▶ _EXERCISE INSTRUCTIONS_
All pictures are to be skipped; retype only the lines from the top of the entries through the line with "53, left: 114", both included.

▶ _THE DATA_

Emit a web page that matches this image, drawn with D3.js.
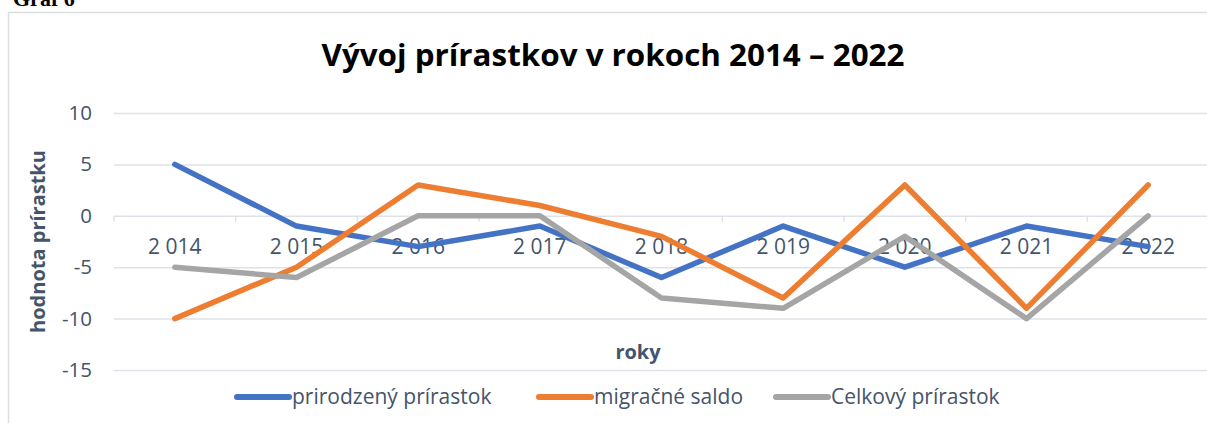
<!DOCTYPE html>
<html>
<head>
<meta charset="utf-8">
<script src="https://cdn.jsdelivr.net/npm/d3@7"></script>
<style>
  body { margin: 0; background: #fff; }
  svg { display: block; font-family: "Open Sans", "Noto Sans", sans-serif; }
</style>
</head>
<body>
<div id="chart"></div>
<script>
/* Vývoj prírastkov - line chart */

const width = 1207,
  height = 423,
  margin = ({ top: 113, right: -2, bottom: 53, left: 114 });

// data
const years = ["2 014", "2 015", "2 016", "2 017", "2 018", "2 019", "2 020", "2 021", "2 022"];
const prirodzeny = [5, -1, -3, -1, -6, -1, -5, -1, -3];
const migracne = [-10, -5, 3, 1, -2, -8, 3, -9, 3];
const celkovy = [-5, -6, 0, 0, -8, -9, -2, -10, 0];
const yTicks = [10, 5, 0, -5, -10, -15];
const seriesNames = ["prirodzený prírastok", "migračné saldo", "Celkový prírastok"];

const series = [
  { name: seriesNames[0], values: prirodzeny, color: "#4472C4" },
  { name: seriesNames[1], values: migracne, color: "#ED7D31" },
  { name: seriesNames[2], values: celkovy, color: "#A5A5A5" }
];

const textColor = "#44546A",
  gridColor = "#DEE2E8";

const svg = d3.select("#chart")
  .append("svg")
  .attr("width", width)
  .attr("height", height);

// caption above the frame, partly cut off like in the source
svg.append("text")
  .attr("x", 13)
  .attr("y", 6)
  .attr("font-family", "Liberation Serif, serif")
  .attr("font-weight", "bold")
  .attr("font-size", 22)
  .attr("fill", "#000")
  .text("Graf 6");

// chart frame
svg.append("rect")
  .attr("x", 8.5)
  .attr("y", 12.5)
  .attr("width", width + 10)
  .attr("height", height + 10)
  .attr("fill", "#fff")
  .attr("stroke", "#DADDE2")
  .attr("stroke-width", 1.5);

let x = d3.scaleBand()
  .domain(years)
  .range([margin.left, width - margin.right]);

let y = d3.scaleLinear()
  .domain([-15, 10])
  .range([height - margin.bottom, margin.top]);

// gridlines + y labels
const yAxis = svg.append("g")
  .attr("transform", `translate(${margin.left},0)`)
  .call(d3.axisLeft(y)
    .tickValues(yTicks)
    .tickFormat(d => String(d))
    .tickSize(-(width - margin.right - margin.left))
    .tickPadding(22)
  );
yAxis.select(".domain").remove();
yAxis.selectAll(".tick line")
  .attr("stroke", gridColor)
  .attr("stroke-width", 1.5);
yAxis.selectAll(".tick text")
  .attr("fill", textColor)
  .attr("font-size", 20.5)
  .attr("font-family", "Open Sans, sans-serif");

// category axis at zero
const xAxis = svg.append("g")
  .attr("transform", `translate(0,${y(0)})`)
  .call(d3.axisBottom(x).tickSize(0).tickPadding(31));
xAxis.select(".domain").remove();
xAxis.selectAll(".tick text")
  .attr("fill", textColor)
  .attr("font-size", 21)
  .attr("font-family", "Open Sans, sans-serif")
  .attr("dy", "0.35em");

// tick marks on band edges
svg.append("g")
  .selectAll("line")
  .data(years)
  .join("line")
  .attr("x1", d => x(d))
  .attr("x2", d => x(d))
  .attr("y1", y(0))
  .attr("y2", y(0) + 6)
  .attr("stroke", gridColor)
  .attr("stroke-width", 1.5);

// axis titles
svg.append("text")
  .attr("text-anchor", "middle")
  .attr("x", 638)
  .attr("y", 359)
  .attr("font-size", 20)
  .attr("font-weight", "bold")
  .attr("fill", textColor)
  .text("roky");

svg.append("text")
  .attr("text-anchor", "middle")
  .attr("transform", `translate(45,${y(-2.5)}) rotate(-90)`)
  .attr("font-size", 20)
  .attr("font-weight", "bold")
  .attr("fill", textColor)
  .text("hodnota prírastku");

// title
svg.append("text")
  .attr("text-anchor", "middle")
  .attr("x", 613)
  .attr("y", 66)
  .attr("font-size", 31)
  .attr("font-weight", "bold")
  .attr("fill", "#000")
  .attr("textLength", 583)
  .attr("lengthAdjust", "spacingAndGlyphs")
  .text("Vývoj prírastkov v rokoch 2014 – 2022");

// lines
let line = d3.line()
  .x((d, i) => x(years[i]) + x.bandwidth() / 2)
  .y(d => y(d));

svg.append("g")
  .selectAll("path")
  .data(series)
  .join("path")
  .attr("d", d => line(d.values))
  .attr("fill", "none")
  .attr("stroke", d => d.color)
  .attr("stroke-width", 5.5)
  .attr("stroke-linecap", "round")
  .attr("stroke-linejoin", "round");

// legend
const legendX = [237, 539, 776];
const legend = svg.append("g")
  .selectAll("g")
  .data(series)
  .join("g")
  .attr("transform", (d, i) => `translate(${legendX[i]},397)`);

legend.append("line")
  .attr("x1", 0)
  .attr("x2", 52)
  .attr("stroke", d => d.color)
  .attr("stroke-width", 6)
  .attr("stroke-linecap", "round");

legend.append("text")
  .attr("x", 55)
  .attr("dy", "0.35em")
  .attr("font-size", 21)
  .attr("fill", textColor)
  .text(d => d.name);
</script>
</body>
</html>
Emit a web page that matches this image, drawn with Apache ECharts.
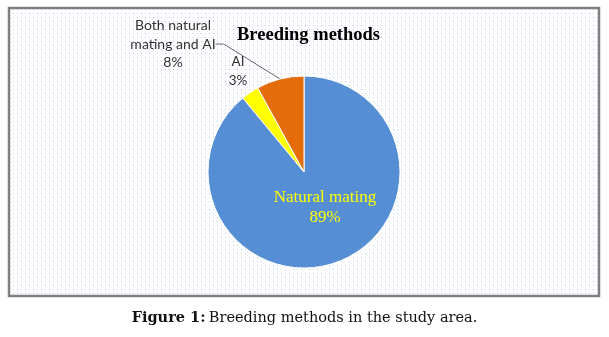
<!DOCTYPE html>
<html>
<head>
<meta charset="utf-8">
<script src="https://cdn.jsdelivr.net/npm/echarts@6/dist/echarts.min.js"></script>
<style>
  html, body { margin: 0; padding: 0; background: #fff; }
  #chart { width: 609px; height: 337px; }
</style>
</head>
<body>
<div id="chart"></div>
<script>
// 图表数据
const categories = ['Natural mating', 'AI', 'Both natural\nmating and AI']
const shares = [89, 3, 8]
const sliceColors = ['#558ed5', '#ffff00', '#e46c0a']

// 点状背景纹理
function dotPattern() {
  const c = document.createElement('canvas')
  c.width = 8
  c.height = 8
  const ctx = c.getContext('2d')
  ctx.fillStyle = '#ffffff'
  ctx.fillRect(0, 0, 8, 8)
  ctx.fillStyle = '#a9c6ec'
  ctx.fillRect(1, 1, 1, 1)
  ctx.fillRect(5, 5, 1, 1)
  ctx.fillStyle = '#cfd5e6'
  ctx.fillRect(5, 1, 1, 1)
  ctx.fillRect(1, 5, 1, 1)
  ctx.fillStyle = '#eef2f9'
  ctx.fillRect(3, 3, 1, 1)
  ctx.fillRect(7, 7, 1, 1)
  return c
}

// 标签位置（中心点）
const labelSpots = [
  { x: 325, y: 208 },
  { x: 238, y: 71 },
  { x: 173, y: 44 }
]

const chart = echarts.init(document.getElementById('chart'), null, { renderer: 'canvas' })

const option = {
  backgroundColor: '#ffffff',
  animation: false,
  graphic: [
    {
      type: 'rect',
      z: -10,
      shape: { x: 9, y: 8, width: 590, height: 288 },
      style: { fill: { image: dotPattern(), repeat: 'repeat' }, stroke: '#808080', lineWidth: 2.5 }
    },
    {
      type: 'text',
      left: 'center',
      top: 311,
      style: {
        rich: {
          b: { fontFamily: 'DejaVu Serif', fontWeight: 'bold', fontSize: 14.5, fill: '#111' },
          n: { fontFamily: 'DejaVu Serif', fontSize: 14.5, fill: '#111' }
        },
        text: '{b|Figure 1:} {n|Breeding methods in the study area.}'
      }
    }
  ],
  title: {
    text: 'Breeding methods',
    left: 232,
    top: 21,
    textStyle: {
      fontFamily: 'Liberation Serif',
      fontWeight: 'bold',
      fontSize: 18.5,
      color: '#000'
    }
  },
  series: [
    {
      type: 'pie',
      center: [304, 172],
      radius: [0, 96],
      startAngle: 90,
      clockwise: true,
      avoidLabelOverlap: false,
      itemStyle: { borderColor: '#ffffff', borderWidth: 1 },
      label: {
        show: true,
        formatter: p => p.name + '\n' + p.value + '%',
        fontFamily: 'Lato',
        fontSize: 14,
        lineHeight: 18.5,
        color: '#333',
        align: 'center'
      },
      labelLine: {
        show: true,
        length: 30,
        length2: 8,
        lineStyle: { color: '#404040', width: 0.8 }
      },
      labelLayout: p => {
        const s = labelSpots[p.dataIndex]
        return { x: s.x, y: s.y, align: 'center', verticalAlign: 'middle' }
      },
      data: categories.map((name, i) => {
        const item = { name, value: shares[i], itemStyle: { color: sliceColors[i] } }
        if (i === 0) {
          item.label = {
            position: 'inside',
            fontFamily: 'Liberation Serif',
            fontSize: 17,
            lineHeight: 20,
            color: '#ffff00'
          }
          item.labelLine = { show: false }
        } else if (i === 1) {
          item.label = { fontSize: 13.5 }
          item.labelLine = { show: false }
        }
        return item
      })
    }
  ]
}

chart.setOption(option)
</script>
</body>
</html>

▶ _SOLUTION BELOW_
Emit a web page that matches this image, drawn with D3.js.
<!DOCTYPE html>
<html>
<head>
<meta charset="utf-8">
<script src="https://cdn.jsdelivr.net/npm/d3@7"></script>
<style>
  body { margin: 0; background: #fff; }
  svg { display: block; font-family: "Open Sans", "Noto Sans", sans-serif; }
</style>
</head>
<body>
<div id="chart"></div>
<script>
/* Vývoj prírastkov - line chart */

const width = 1207,
  height = 423,
  margin = ({ top: 113, right: -2, bottom: 53, left: 114 });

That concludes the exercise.